» **TASK**
Reproduce the records that follow in full, excluding any picture they contain.

» **RECORD EXCERPTS**
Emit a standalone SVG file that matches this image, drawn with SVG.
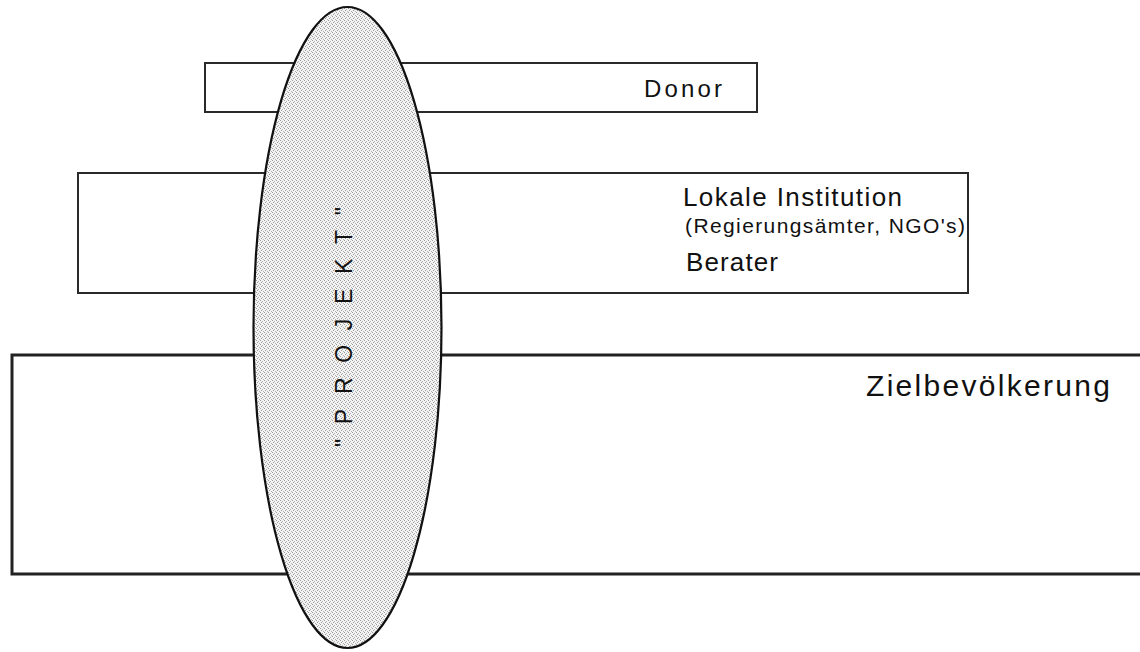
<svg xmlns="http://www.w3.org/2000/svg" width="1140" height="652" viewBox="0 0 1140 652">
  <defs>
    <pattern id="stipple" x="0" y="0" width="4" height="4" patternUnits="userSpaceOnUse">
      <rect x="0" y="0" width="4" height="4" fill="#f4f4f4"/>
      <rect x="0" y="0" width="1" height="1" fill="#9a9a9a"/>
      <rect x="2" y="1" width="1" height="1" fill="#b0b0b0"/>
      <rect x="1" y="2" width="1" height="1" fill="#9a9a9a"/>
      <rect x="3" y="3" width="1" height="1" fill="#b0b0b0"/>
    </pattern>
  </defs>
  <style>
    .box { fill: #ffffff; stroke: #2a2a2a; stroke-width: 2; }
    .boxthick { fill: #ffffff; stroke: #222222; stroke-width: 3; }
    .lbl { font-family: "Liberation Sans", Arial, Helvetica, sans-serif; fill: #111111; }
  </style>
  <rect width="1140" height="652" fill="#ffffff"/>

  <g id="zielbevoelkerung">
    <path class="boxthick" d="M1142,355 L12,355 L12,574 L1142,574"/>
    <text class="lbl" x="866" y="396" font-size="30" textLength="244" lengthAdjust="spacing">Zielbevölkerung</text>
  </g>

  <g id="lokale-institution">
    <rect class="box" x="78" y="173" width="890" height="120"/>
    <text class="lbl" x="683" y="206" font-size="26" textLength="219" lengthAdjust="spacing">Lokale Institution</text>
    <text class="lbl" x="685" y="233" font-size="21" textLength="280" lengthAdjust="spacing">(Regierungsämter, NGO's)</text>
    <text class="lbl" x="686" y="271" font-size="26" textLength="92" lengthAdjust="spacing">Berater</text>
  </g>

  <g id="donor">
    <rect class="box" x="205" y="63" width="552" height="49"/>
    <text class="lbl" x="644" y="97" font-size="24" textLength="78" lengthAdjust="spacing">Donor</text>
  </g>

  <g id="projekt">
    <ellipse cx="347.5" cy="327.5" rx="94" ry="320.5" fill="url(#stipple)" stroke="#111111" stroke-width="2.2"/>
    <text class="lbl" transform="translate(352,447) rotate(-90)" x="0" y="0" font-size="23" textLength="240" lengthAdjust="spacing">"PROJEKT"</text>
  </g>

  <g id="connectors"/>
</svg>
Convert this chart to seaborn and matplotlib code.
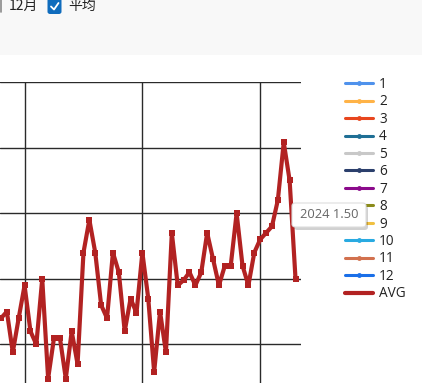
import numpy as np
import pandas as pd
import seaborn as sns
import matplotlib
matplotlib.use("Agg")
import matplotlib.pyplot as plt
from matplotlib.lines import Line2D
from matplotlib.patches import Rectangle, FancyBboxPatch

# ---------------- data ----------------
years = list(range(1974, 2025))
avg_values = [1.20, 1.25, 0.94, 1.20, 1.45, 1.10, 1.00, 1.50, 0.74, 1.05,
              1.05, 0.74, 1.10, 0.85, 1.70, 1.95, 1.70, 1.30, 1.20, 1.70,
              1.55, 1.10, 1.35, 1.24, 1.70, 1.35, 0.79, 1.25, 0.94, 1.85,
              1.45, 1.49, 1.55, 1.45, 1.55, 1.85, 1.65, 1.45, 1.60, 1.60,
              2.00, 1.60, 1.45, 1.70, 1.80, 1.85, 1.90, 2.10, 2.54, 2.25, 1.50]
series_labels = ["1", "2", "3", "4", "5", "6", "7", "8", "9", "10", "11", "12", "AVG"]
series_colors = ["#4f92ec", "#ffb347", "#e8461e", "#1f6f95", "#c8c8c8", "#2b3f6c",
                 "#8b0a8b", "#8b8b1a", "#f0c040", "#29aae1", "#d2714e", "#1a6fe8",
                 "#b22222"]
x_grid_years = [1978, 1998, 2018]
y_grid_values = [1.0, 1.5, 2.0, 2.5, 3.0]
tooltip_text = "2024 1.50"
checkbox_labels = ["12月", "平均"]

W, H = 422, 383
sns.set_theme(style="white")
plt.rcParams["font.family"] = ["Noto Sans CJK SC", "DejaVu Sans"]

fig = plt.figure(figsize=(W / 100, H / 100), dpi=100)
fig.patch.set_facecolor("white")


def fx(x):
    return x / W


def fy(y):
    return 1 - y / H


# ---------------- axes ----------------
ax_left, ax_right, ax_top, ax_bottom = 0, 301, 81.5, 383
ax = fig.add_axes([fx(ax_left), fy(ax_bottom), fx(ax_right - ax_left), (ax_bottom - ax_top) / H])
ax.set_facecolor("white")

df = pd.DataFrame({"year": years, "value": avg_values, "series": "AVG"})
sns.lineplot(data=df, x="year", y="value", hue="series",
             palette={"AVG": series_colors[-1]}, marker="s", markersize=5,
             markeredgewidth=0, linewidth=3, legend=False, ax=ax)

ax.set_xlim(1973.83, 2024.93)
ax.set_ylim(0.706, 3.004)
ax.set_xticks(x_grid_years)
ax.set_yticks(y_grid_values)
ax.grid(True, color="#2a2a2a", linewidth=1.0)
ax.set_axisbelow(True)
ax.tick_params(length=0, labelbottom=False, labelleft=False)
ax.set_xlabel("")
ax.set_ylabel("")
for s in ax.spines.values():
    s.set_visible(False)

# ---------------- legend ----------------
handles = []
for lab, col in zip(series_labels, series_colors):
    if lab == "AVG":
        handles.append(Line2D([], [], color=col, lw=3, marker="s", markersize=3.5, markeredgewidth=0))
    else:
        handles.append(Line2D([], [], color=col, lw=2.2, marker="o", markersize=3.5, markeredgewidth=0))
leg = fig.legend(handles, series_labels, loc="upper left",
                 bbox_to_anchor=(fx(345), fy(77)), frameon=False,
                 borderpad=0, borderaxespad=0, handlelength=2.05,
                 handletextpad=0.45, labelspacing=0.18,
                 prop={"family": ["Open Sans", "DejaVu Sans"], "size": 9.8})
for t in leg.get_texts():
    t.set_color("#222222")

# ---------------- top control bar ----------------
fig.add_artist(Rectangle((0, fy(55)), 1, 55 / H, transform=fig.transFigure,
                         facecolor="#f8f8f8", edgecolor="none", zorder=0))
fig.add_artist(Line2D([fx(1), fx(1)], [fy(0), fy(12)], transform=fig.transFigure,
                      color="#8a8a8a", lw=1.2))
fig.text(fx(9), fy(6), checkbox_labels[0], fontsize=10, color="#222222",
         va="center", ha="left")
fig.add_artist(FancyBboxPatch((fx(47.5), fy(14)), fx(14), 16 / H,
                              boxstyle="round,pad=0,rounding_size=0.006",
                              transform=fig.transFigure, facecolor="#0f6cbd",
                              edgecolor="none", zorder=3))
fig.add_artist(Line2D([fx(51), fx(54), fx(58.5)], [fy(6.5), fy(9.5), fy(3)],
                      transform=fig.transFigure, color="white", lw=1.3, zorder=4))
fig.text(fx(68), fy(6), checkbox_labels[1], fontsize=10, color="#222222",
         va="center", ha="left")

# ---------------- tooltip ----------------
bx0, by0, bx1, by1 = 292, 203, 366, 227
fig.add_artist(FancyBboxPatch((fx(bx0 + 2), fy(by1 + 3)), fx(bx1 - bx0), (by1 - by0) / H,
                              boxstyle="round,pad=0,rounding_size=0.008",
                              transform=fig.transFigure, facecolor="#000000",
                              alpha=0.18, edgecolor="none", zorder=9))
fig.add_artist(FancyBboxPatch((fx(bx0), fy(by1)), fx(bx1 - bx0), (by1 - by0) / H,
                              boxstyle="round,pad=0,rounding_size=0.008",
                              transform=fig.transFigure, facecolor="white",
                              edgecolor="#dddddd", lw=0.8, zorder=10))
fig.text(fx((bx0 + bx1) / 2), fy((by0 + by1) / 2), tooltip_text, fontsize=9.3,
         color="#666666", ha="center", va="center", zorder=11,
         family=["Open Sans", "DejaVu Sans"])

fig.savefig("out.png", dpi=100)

» **FINAL RESULT**
Emit a standalone SVG file that matches this image, drawn with SVG.
<svg xmlns="http://www.w3.org/2000/svg" width="1140" height="652" viewBox="0 0 1140 652">
  <defs>
    <pattern id="stipple" x="0" y="0" width="4" height="4" patternUnits="userSpaceOnUse">
      <rect x="0" y="0" width="4" height="4" fill="#f4f4f4"/>
      <rect x="0" y="0" width="1" height="1" fill="#9a9a9a"/>
      <rect x="2" y="1" width="1" height="1" fill="#b0b0b0"/>
      <rect x="1" y="2" width="1" height="1" fill="#9a9a9a"/>
      <rect x="3" y="3" width="1" height="1" fill="#b0b0b0"/>
    </pattern>
  </defs>
  <style>
    .box { fill: #ffffff; stroke: #2a2a2a; stroke-width: 2; }
    .boxthick { fill: #ffffff; stroke: #222222; stroke-width: 3; }
    .lbl { font-family: "Liberation Sans", Arial, Helvetica, sans-serif; fill: #111111; }
  </style>
  <rect width="1140" height="652" fill="#ffffff"/>

  <g id="zielbevoelkerung">
    <path class="boxthick" d="M1142,355 L12,355 L12,574 L1142,574"/>
    <text class="lbl" x="866" y="396" font-size="30" textLength="244" lengthAdjust="spacing">Zielbevölkerung</text>
  </g>

  <g id="lokale-institution">
    <rect class="box" x="78" y="173" width="890" height="120"/>
    <text class="lbl" x="683" y="206" font-size="26" textLength="219" lengthAdjust="spacing">Lokale Institution</text>
    <text class="lbl" x="685" y="233" font-size="21" textLength="280" lengthAdjust="spacing">(Regierungsämter, NGO's)</text>
    <text class="lbl" x="686" y="271" font-size="26" textLength="92" lengthAdjust="spacing">Berater</text>
  </g>

  <g id="donor">
    <rect class="box" x="205" y="63" width="552" height="49"/>
    <text class="lbl" x="644" y="97" font-size="24" textLength="78" lengthAdjust="spacing">Donor</text>
  </g>

  <g id="projekt">
    <ellipse cx="347.5" cy="327.5" rx="94" ry="320.5" fill="url(#stipple)" stroke="#111111" stroke-width="2.2"/>
    <text class="lbl" transform="translate(352,447) rotate(-90)" x="0" y="0" font-size="23" textLength="240" lengthAdjust="spacing">"PROJEKT"</text>
  </g>

  <g id="connectors"/>
</svg>
Convert this chart to seaborn and matplotlib code.
import numpy as np
import pandas as pd
import seaborn as sns
import matplotlib
matplotlib.use("Agg")
import matplotlib.pyplot as plt
from matplotlib.lines import Line2D
from matplotlib.patches import Rectangle, FancyBboxPatch

# ---------------- data ----------------
years = list(range(1974, 2025))
avg_values = [1.20, 1.25, 0.94, 1.20, 1.45, 1.10, 1.00, 1.50, 0.74, 1.05,
              1.05, 0.74, 1.10, 0.85, 1.70, 1.95, 1.70, 1.30, 1.20, 1.70,
              1.55, 1.10, 1.35, 1.24, 1.70, 1.35, 0.79, 1.25, 0.94, 1.85,
              1.45, 1.49, 1.55, 1.45, 1.55, 1.85, 1.65, 1.45, 1.60, 1.60,
              2.00, 1.60, 1.45, 1.70, 1.80, 1.85, 1.90, 2.10, 2.54, 2.25, 1.50]
series_labels = ["1", "2", "3", "4", "5", "6", "7", "8", "9", "10", "11", "12", "AVG"]
series_colors = ["#4f92ec", "#ffb347", "#e8461e", "#1f6f95", "#c8c8c8", "#2b3f6c",
                 "#8b0a8b", "#8b8b1a", "#f0c040", "#29aae1", "#d2714e", "#1a6fe8",
                 "#b22222"]
x_grid_years = [1978, 1998, 2018]
y_grid_values = [1.0, 1.5, 2.0, 2.5, 3.0]
tooltip_text = "2024 1.50"
checkbox_labels = ["12月", "平均"]

W, H = 422, 383
sns.set_theme(style="white")
plt.rcParams["font.family"] = ["Noto Sans CJK SC", "DejaVu Sans"]

fig = plt.figure(figsize=(W / 100, H / 100), dpi=100)
fig.patch.set_facecolor("white")


def fx(x):
    return x / W


def fy(y):
    return 1 - y / H


# ---------------- axes ----------------
ax_left, ax_right, ax_top, ax_bottom = 0, 301, 81.5, 383
ax = fig.add_axes([fx(ax_left), fy(ax_bottom), fx(ax_right - ax_left), (ax_bottom - ax_top) / H])
ax.set_facecolor("white")

df = pd.DataFrame({"year": years, "value": avg_values, "series": "AVG"})
sns.lineplot(data=df, x="year", y="value", hue="series",
             palette={"AVG": series_colors[-1]}, marker="s", markersize=5,
             markeredgewidth=0, linewidth=3, legend=False, ax=ax)

ax.set_xlim(1973.83, 2024.93)
ax.set_ylim(0.706, 3.004)
ax.set_xticks(x_grid_years)
ax.set_yticks(y_grid_values)
ax.grid(True, color="#2a2a2a", linewidth=1.0)
ax.set_axisbelow(True)
ax.tick_params(length=0, labelbottom=False, labelleft=False)
ax.set_xlabel("")
ax.set_ylabel("")
for s in ax.spines.values():
    s.set_visible(False)

# ---------------- legend ----------------
handles = []
for lab, col in zip(series_labels, series_colors):
    if lab == "AVG":
        handles.append(Line2D([], [], color=col, lw=3, marker="s", markersize=3.5, markeredgewidth=0))
    else:
        handles.append(Line2D([], [], color=col, lw=2.2, marker="o", markersize=3.5, markeredgewidth=0))
leg = fig.legend(handles, series_labels, loc="upper left",
                 bbox_to_anchor=(fx(345), fy(77)), frameon=False,
                 borderpad=0, borderaxespad=0, handlelength=2.05,
                 handletextpad=0.45, labelspacing=0.18,
                 prop={"family": ["Open Sans", "DejaVu Sans"], "size": 9.8})
for t in leg.get_texts():
    t.set_color("#222222")

# ---------------- top control bar ----------------
fig.add_artist(Rectangle((0, fy(55)), 1, 55 / H, transform=fig.transFigure,
                         facecolor="#f8f8f8", edgecolor="none", zorder=0))
fig.add_artist(Line2D([fx(1), fx(1)], [fy(0), fy(12)], transform=fig.transFigure,
                      color="#8a8a8a", lw=1.2))
fig.text(fx(9), fy(6), checkbox_labels[0], fontsize=10, color="#222222",
         va="center", ha="left")
fig.add_artist(FancyBboxPatch((fx(47.5), fy(14)), fx(14), 16 / H,
                              boxstyle="round,pad=0,rounding_size=0.006",
                              transform=fig.transFigure, facecolor="#0f6cbd",
                              edgecolor="none", zorder=3))
fig.add_artist(Line2D([fx(51), fx(54), fx(58.5)], [fy(6.5), fy(9.5), fy(3)],
                      transform=fig.transFigure, color="white", lw=1.3, zorder=4))
fig.text(fx(68), fy(6), checkbox_labels[1], fontsize=10, color="#222222",
         va="center", ha="left")

# ---------------- tooltip ----------------
bx0, by0, bx1, by1 = 292, 203, 366, 227
fig.add_artist(FancyBboxPatch((fx(bx0 + 2), fy(by1 + 3)), fx(bx1 - bx0), (by1 - by0) / H,
                              boxstyle="round,pad=0,rounding_size=0.008",
                              transform=fig.transFigure, facecolor="#000000",
                              alpha=0.18, edgecolor="none", zorder=9))
fig.add_artist(FancyBboxPatch((fx(bx0), fy(by1)), fx(bx1 - bx0), (by1 - by0) / H,
                              boxstyle="round,pad=0,rounding_size=0.008",
                              transform=fig.transFigure, facecolor="white",
                              edgecolor="#dddddd", lw=0.8, zorder=10))
fig.text(fx((bx0 + bx1) / 2), fy((by0 + by1) / 2), tooltip_text, fontsize=9.3,
         color="#666666", ha="center", va="center", zorder=11,
         family=["Open Sans", "DejaVu Sans"])

fig.savefig("out.png", dpi=100)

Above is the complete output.